I think the intern projects are already pretty much set, though looking at validating pairing programs is one of the projects.

Those are graded by hand. I don’t know how they handle partial credit. One would hope that if you get a pairing where two players can’t even legally play, you would get a zero even if two of the four pairings matched the “correct” answer. OTOH, as I said above, I came up with three legal, non-dominated, pairings and two of those had no board in common and I would hope that would get partial credit despite that.

This does not mesh well with a policy requiring 6 months between attempts (2 months between attempts 1 and 2).

That policy may exist more because there are only a few different versions of each exam. And also, the current format isn’t intended to be a learning experience, just an assessment.

Again, that’s why a Keller Plan course needs a big question bank, because the students are ENCOURAGED to keep taking the exams until they pass. (A passing score is usually set fairly high, like 90%.)

If each exam has 50 questions, then having 500 questions in the question bank means they can take it 10 times without repeating any questions. (In practice it gets messier than that, because each test is usually divided up into sub-sections by subject, so in a TD format there might be 50 questions on pairing but 25 questions on clock rulings, 30 on illegal move rulings, etc.)

Some Keller plan software packages just pull a random set of questions from each subject group, others track which questions the student has seen (and whether the student got them right) and use that to select questions for the next exam, with a mix of new questions, ones they got wrong in the past, and ones they got right in the past. (Most packages swap the order of the answer around, some get even fancier and can adjust the question to produce many examples of the same type of question, that works well in a math course, maybe not so well in American History. It would be an interesting experiment to see if that could be applied to pairing questions, maybe using an AI engine.)

But as I said upthread, I’ve pretty much given up hope of US Chess ever going to this kind of learning experience for TDs.

Um, are the interns NTDs? :slight_smile: I wonder just how much validating will get done although I like the goal.

I don’t remember needing a ruling so it might not matter as much to me. Being thankful for the event, I’d probably choose either whereas it’s easy to say the NTD would run a better event.

You’re assuming that NTDs stay current with the rulebook, and for the most part that’s true. There have been more than a few cases where NTDS made rulings that were wrong based on the current rulebook but right based on a previous rulebook, sometimes two or three editions ago.

I always designed tests to have a certain number of “C” problems, a certain number of “B” problems, and a certain number of “A” problems. If you couldn’t reliably do the “C” problems, you failed. To get an “A” you basically needed to get the “C” and “B” right and maybe half the “A”.
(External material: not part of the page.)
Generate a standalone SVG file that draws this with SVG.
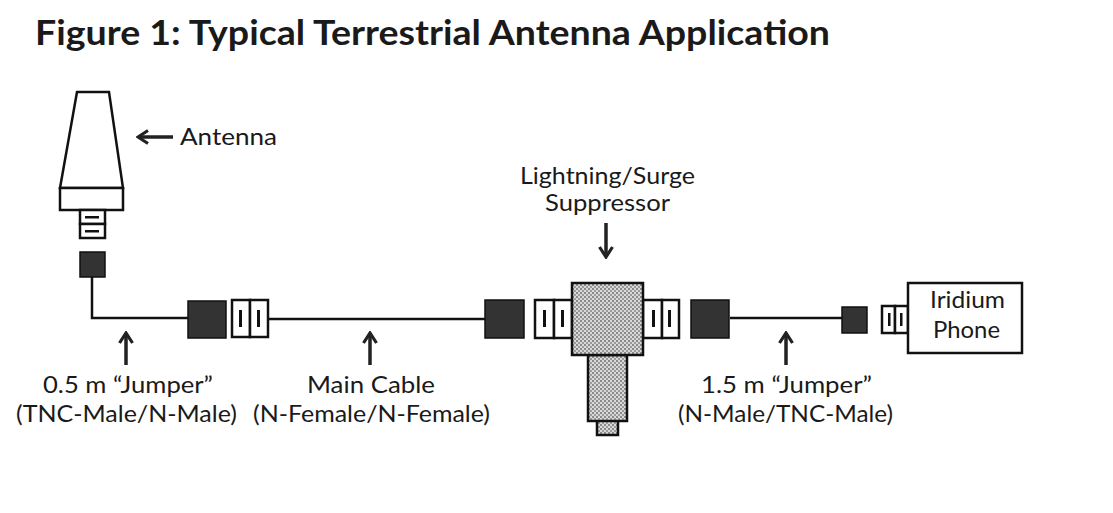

My impression was that the Senior TD exam had around 1/2 the MC problems that should have been slam dunks for someone taking the Local exam. There were some where the rule was obscure enough that it had to be looked up but the answer was clear. There were some where you had to pay careful attention to the details. And there were a few that were incredibly confusing. I assume those last ones were based upon actual case studies and, in practice, the “facts” can be far from clear. If you don’t botch the first three categories and get at least partial credit on the pairing question, you probably are pretty much at the passing score. Which seems reasonable.

I think I remember reading somewhere that most people do not pass the Senior TD exam the first time they take it. If that’s the case, are TD’s as a whole that incompetent or is there a problem with the test itself?

Or maybe both are true?

If it’s common to fail the first time but pass the second, why would that be an indictment of either the TD’s or the test?